--- start of Data segment ---
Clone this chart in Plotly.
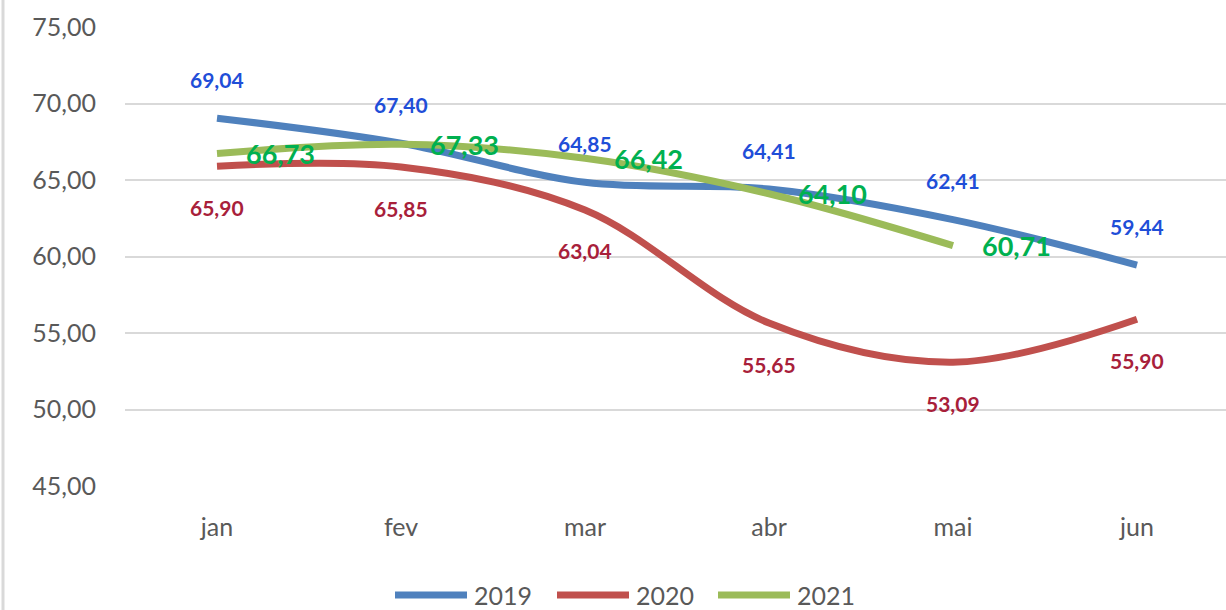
import plotly.graph_objects as go

months = ["jan", "fev", "mar", "abr", "mai", "jun"]
v2019 = [69.04, 67.40, 64.85, 64.41, 62.41, 59.44]
v2020 = [65.90, 65.85, 63.04, 55.65, 53.09, 55.90]
v2021 = [66.73, 67.33, 66.42, 64.10, 60.71]
series_names = ["2019", "2020", "2021"]
y_ticks = [45, 50, 55, 60, 65, 70, 75]

line_colors = ["#4F81BD", "#C0504D", "#9BBB59"]
label_colors = ["#1F4ED8", "#A8203A", "#00B050"]
FONT = "Lato"

W, H = 1226, 610
ML, MT, MB = 125, 27, 124
plot_w = W - ML
cat_px = 184.0
x_end = -0.5 + plot_w / cat_px

def fmt(v):
    return f"{v:.2f}".replace(".", ",")

fig = go.Figure()
for name, vals, col in zip(series_names, [v2019, v2020, v2021], line_colors):
    fig.add_trace(go.Scatter(
        x=list(range(len(vals))), y=vals, mode="lines", name=name,
        line=dict(color=col, width=7, shape="spline", smoothing=1.0),
        showlegend=False, hoverinfo="skip",
    ))

ann = []
for i, v in enumerate(v2019):
    ann.append(dict(x=i, y=v, xref="x", yref="y", text=fmt(v), showarrow=False,
                    yshift=39, font=dict(family=FONT, size=21, color=label_colors[0], weight="bold")))
for i, v in enumerate(v2020):
    ann.append(dict(x=i, y=v, xref="x", yref="y", text=fmt(v), showarrow=False,
                    yshift=-41, font=dict(family=FONT, size=21, color=label_colors[1], weight="bold")))
for i, v in enumerate(v2021):
    ann.append(dict(x=i, y=v, xref="x", yref="y", text=fmt(v), showarrow=False,
                    xanchor="left", xshift=27,
                    font=dict(family=FONT, size=27, color=label_colors[2], weight="bold")))

# custom legend
shapes = []
legend_y = 595
leg_x = [395, 557, 718]
for name, col, lx in zip(series_names, line_colors, leg_x):
    x0 = (lx - ML) / plot_w
    x1 = (lx + 72 - ML) / plot_w
    yy = (H - MB - legend_y) / (H - MT - MB)
    shapes.append(dict(type="line", xref="paper", yref="paper", x0=x0, x1=x1, y0=yy, y1=yy,
                       line=dict(color=col, width=7), layer="above"))
    ann.append(dict(xref="paper", yref="paper", x=(lx + 77 - ML) / plot_w, y=yy,
                    xanchor="left", yanchor="middle", text=name, showarrow=False,
                    font=dict(family=FONT, size=25, color="#595959")))

# left border
shapes.append(dict(type="line", xref="paper", yref="paper",
                   x0=(3 - ML) / plot_w, x1=(3 - ML) / plot_w, y0=-1, y1=2,
                   line=dict(color="#D9D9D9", width=3)))

fig.update_layout(
    width=W, height=H,
    margin=dict(l=ML, r=0, t=MT, b=MB),
    paper_bgcolor="white", plot_bgcolor="white",
    font=dict(family=FONT, color="#595959"),
    annotations=ann, shapes=shapes, showlegend=False,
    xaxis=dict(range=[-0.5, x_end], tickmode="array", tickvals=list(range(len(months))),
               ticktext=months, showgrid=False, zeroline=False, showline=False,
               tickfont=dict(family=FONT, size=25, color="#595959"),
               ticklabelstandoff=24),
    yaxis=dict(range=[45, 75], tickmode="array", tickvals=y_ticks,
               ticktext=[fmt(t) for t in y_ticks], showgrid=True,
               gridcolor="#D9D9D9", gridwidth=2, zeroline=False, showline=False,
               tickfont=dict(family=FONT, size=25, color="#595959"),
               ticklabelstandoff=28),
)

fig.write_html("out.html", config={"displayModeBar": False},
               post_script="document.body.style.margin='0';document.body.style.overflow='hidden';")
--- end of Data segment ---
### [What this task involves]
Make an exact copy of the whole listing, but don't bring over any pictures.

### [Problem solution]
Clone this chart in Plotly.
import plotly.graph_objects as go

months = ["jan", "fev", "mar", "abr", "mai", "jun"]
v2019 = [69.04, 67.40, 64.85, 64.41, 62.41, 59.44]
v2020 = [65.90, 65.85, 63.04, 55.65, 53.09, 55.90]
v2021 = [66.73, 67.33, 66.42, 64.10, 60.71]
series_names = ["2019", "2020", "2021"]
y_ticks = [45, 50, 55, 60, 65, 70, 75]

line_colors = ["#4F81BD", "#C0504D", "#9BBB59"]
label_colors = ["#1F4ED8", "#A8203A", "#00B050"]
FONT = "Lato"

W, H = 1226, 610
ML, MT, MB = 125, 27, 124
plot_w = W - ML
cat_px = 184.0
x_end = -0.5 + plot_w / cat_px

def fmt(v):
    return f"{v:.2f}".replace(".", ",")

fig = go.Figure()
for name, vals, col in zip(series_names, [v2019, v2020, v2021], line_colors):
    fig.add_trace(go.Scatter(
        x=list(range(len(vals))), y=vals, mode="lines", name=name,
        line=dict(color=col, width=7, shape="spline", smoothing=1.0),
        showlegend=False, hoverinfo="skip",
    ))

ann = []
for i, v in enumerate(v2019):
    ann.append(dict(x=i, y=v, xref="x", yref="y", text=fmt(v), showarrow=False,
                    yshift=39, font=dict(family=FONT, size=21, color=label_colors[0], weight="bold")))
for i, v in enumerate(v2020):
    ann.append(dict(x=i, y=v, xref="x", yref="y", text=fmt(v), showarrow=False,
                    yshift=-41, font=dict(family=FONT, size=21, color=label_colors[1], weight="bold")))
for i, v in enumerate(v2021):
    ann.append(dict(x=i, y=v, xref="x", yref="y", text=fmt(v), showarrow=False,
                    xanchor="left", xshift=27,
                    font=dict(family=FONT, size=27, color=label_colors[2], weight="bold")))

# custom legend
shapes = []
legend_y = 595
leg_x = [395, 557, 718]
for name, col, lx in zip(series_names, line_colors, leg_x):
    x0 = (lx - ML) / plot_w
    x1 = (lx + 72 - ML) / plot_w
    yy = (H - MB - legend_y) / (H - MT - MB)
    shapes.append(dict(type="line", xref="paper", yref="paper", x0=x0, x1=x1, y0=yy, y1=yy,
                       line=dict(color=col, width=7), layer="above"))
    ann.append(dict(xref="paper", yref="paper", x=(lx + 77 - ML) / plot_w, y=yy,
                    xanchor="left", yanchor="middle", text=name, showarrow=False,
                    font=dict(family=FONT, size=25, color="#595959")))

# left border
shapes.append(dict(type="line", xref="paper", yref="paper",
                   x0=(3 - ML) / plot_w, x1=(3 - ML) / plot_w, y0=-1, y1=2,
                   line=dict(color="#D9D9D9", width=3)))

fig.update_layout(
    width=W, height=H,
    margin=dict(l=ML, r=0, t=MT, b=MB),
    paper_bgcolor="white", plot_bgcolor="white",
    font=dict(family=FONT, color="#595959"),
    annotations=ann, shapes=shapes, showlegend=False,
    xaxis=dict(range=[-0.5, x_end], tickmode="array", tickvals=list(range(len(months))),
               ticktext=months, showgrid=False, zeroline=False, showline=False,
               tickfont=dict(family=FONT, size=25, color="#595959"),
               ticklabelstandoff=24),
    yaxis=dict(range=[45, 75], tickmode="array", tickvals=y_ticks,
               ticktext=[fmt(t) for t in y_ticks], showgrid=True,
               gridcolor="#D9D9D9", gridwidth=2, zeroline=False, showline=False,
               tickfont=dict(family=FONT, size=25, color="#595959"),
               ticklabelstandoff=28),
)

fig.write_html("out.html", config={"displayModeBar": False},
               post_script="document.body.style.margin='0';document.body.style.overflow='hidden';")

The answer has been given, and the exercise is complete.